— Task goal —
Take every line from the first down to the line with "plt.rcParams['axes.unicode_minus'] = False" and set it down exactly, without the pictures.
[Start Data]
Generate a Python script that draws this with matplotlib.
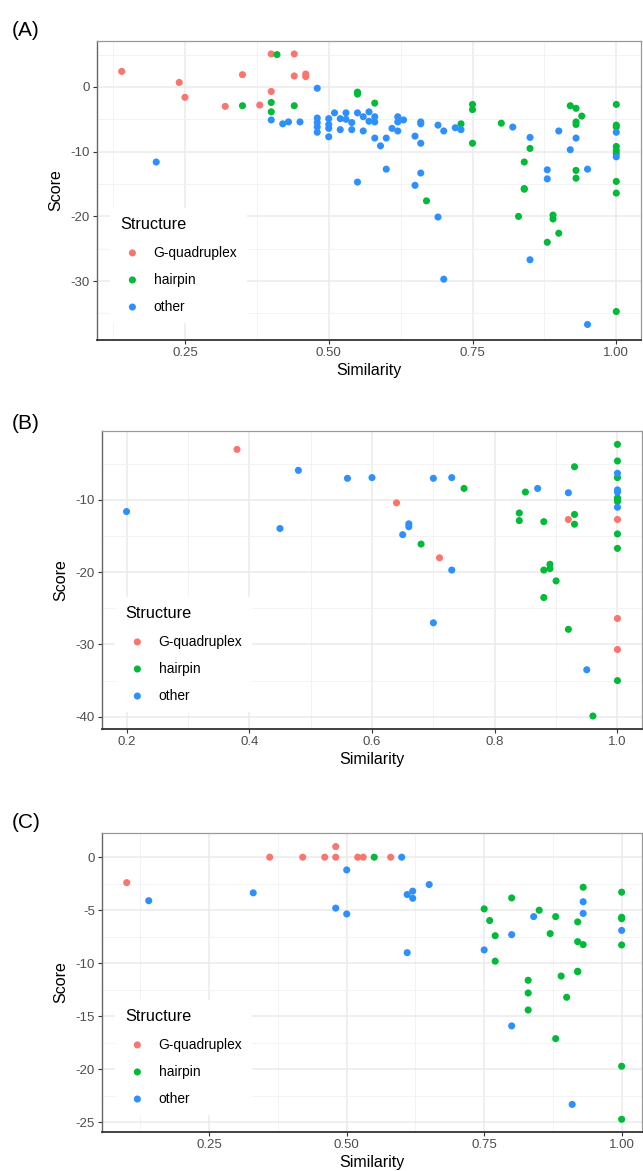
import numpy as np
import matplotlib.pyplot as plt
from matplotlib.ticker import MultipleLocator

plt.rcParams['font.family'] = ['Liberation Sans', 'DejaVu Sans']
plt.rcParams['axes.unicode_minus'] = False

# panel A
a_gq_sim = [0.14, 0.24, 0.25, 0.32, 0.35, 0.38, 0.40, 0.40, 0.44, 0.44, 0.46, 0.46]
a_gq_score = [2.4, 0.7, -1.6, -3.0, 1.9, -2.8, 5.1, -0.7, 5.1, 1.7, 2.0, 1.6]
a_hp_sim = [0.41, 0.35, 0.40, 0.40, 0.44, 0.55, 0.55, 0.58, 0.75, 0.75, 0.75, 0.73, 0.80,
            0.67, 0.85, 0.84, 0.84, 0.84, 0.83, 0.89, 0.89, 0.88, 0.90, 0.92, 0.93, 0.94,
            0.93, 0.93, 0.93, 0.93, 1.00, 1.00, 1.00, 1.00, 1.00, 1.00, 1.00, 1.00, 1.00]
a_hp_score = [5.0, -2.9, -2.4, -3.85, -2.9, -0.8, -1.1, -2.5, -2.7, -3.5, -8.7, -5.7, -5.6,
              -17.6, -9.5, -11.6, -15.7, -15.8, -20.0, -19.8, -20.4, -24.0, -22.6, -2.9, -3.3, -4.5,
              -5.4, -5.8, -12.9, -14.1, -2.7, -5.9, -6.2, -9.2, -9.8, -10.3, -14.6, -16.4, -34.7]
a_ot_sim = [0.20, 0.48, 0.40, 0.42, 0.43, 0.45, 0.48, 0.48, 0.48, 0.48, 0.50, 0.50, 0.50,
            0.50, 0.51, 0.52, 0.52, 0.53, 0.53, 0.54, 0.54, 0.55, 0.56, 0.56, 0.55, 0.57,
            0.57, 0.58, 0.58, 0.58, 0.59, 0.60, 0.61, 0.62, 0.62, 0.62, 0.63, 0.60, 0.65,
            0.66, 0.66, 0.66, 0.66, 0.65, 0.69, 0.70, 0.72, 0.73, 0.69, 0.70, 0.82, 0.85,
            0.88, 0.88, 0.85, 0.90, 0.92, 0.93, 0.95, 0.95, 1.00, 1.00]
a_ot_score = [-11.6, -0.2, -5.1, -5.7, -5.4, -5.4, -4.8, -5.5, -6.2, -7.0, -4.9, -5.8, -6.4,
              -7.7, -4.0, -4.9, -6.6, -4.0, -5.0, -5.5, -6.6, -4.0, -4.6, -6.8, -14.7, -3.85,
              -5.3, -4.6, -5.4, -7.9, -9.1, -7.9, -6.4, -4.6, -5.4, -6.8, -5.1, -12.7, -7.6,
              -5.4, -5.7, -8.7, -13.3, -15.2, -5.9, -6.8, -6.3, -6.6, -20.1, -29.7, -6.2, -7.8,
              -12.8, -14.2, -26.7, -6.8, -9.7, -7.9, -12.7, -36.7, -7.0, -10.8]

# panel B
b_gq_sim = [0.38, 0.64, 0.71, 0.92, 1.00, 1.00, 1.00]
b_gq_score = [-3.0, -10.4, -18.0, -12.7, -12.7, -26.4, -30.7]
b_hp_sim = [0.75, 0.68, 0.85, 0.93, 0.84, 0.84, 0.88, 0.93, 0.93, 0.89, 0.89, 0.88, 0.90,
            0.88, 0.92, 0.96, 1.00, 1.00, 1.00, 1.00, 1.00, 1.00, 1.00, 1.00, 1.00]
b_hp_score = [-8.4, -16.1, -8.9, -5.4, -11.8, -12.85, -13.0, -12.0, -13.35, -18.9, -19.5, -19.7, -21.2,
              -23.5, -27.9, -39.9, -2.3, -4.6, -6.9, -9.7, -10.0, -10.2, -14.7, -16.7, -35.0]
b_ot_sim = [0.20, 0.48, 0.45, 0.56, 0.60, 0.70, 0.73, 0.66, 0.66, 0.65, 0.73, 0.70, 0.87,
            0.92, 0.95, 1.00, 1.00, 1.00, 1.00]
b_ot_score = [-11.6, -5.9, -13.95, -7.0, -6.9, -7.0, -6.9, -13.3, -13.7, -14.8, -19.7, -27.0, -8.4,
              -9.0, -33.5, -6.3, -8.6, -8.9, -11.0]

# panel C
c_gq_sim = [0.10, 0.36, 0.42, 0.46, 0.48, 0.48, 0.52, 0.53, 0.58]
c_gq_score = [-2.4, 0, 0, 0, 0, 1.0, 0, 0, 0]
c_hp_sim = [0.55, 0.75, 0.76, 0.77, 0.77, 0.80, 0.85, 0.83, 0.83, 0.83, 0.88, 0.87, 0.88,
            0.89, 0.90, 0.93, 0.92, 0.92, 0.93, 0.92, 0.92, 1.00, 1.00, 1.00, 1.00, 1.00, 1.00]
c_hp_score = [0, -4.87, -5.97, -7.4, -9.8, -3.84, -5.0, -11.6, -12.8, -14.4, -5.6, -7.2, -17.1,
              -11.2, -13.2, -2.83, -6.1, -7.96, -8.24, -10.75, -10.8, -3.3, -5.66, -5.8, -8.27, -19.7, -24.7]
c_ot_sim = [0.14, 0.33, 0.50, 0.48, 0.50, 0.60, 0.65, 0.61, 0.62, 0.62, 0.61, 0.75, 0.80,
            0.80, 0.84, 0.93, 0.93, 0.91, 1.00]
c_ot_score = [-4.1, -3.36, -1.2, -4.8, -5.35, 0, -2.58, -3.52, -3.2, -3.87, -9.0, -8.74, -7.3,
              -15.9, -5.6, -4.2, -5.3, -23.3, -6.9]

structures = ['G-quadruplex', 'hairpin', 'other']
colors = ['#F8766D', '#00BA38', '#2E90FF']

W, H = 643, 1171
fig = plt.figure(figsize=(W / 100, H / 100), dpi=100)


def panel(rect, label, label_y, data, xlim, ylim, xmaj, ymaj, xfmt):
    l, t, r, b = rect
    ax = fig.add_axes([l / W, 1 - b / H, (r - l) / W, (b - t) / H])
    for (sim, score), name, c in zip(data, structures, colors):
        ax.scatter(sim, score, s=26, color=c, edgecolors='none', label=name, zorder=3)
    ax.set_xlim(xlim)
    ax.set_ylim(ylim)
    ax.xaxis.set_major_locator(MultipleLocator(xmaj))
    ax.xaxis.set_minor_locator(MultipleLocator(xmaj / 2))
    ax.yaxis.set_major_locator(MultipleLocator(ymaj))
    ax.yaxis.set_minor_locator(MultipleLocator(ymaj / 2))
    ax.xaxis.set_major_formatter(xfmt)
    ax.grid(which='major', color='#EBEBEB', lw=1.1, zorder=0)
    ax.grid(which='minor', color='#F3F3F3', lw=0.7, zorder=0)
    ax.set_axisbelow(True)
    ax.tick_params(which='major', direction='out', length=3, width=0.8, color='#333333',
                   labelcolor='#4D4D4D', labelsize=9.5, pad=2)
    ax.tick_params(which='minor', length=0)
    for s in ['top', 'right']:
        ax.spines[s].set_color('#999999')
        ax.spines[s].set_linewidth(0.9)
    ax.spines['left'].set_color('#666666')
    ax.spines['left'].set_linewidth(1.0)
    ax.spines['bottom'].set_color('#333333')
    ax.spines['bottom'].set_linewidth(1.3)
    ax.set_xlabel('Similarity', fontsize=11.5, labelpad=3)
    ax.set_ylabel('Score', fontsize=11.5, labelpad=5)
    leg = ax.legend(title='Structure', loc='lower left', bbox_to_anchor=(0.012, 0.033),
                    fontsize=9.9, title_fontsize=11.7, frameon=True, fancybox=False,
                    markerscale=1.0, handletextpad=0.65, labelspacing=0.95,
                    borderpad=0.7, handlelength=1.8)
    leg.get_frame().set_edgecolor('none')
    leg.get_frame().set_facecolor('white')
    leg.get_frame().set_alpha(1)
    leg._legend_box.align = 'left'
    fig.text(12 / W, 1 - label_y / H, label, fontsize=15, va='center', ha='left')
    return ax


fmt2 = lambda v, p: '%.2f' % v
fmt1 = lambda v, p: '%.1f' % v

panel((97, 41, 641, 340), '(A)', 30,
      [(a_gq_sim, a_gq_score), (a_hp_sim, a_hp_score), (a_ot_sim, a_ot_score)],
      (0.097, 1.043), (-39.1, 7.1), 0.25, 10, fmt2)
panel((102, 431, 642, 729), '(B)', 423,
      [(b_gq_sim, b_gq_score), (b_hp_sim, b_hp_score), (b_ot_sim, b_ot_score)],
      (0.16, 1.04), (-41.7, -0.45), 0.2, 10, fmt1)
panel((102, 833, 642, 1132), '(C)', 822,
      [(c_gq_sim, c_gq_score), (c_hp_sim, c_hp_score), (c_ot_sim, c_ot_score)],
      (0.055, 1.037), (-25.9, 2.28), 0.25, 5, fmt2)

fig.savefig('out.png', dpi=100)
[End Data]
— Answer in full —
Generate a Python script that draws this with matplotlib.
import numpy as np
import matplotlib.pyplot as plt
from matplotlib.ticker import MultipleLocator

plt.rcParams['font.family'] = ['Liberation Sans', 'DejaVu Sans']
plt.rcParams['axes.unicode_minus'] = False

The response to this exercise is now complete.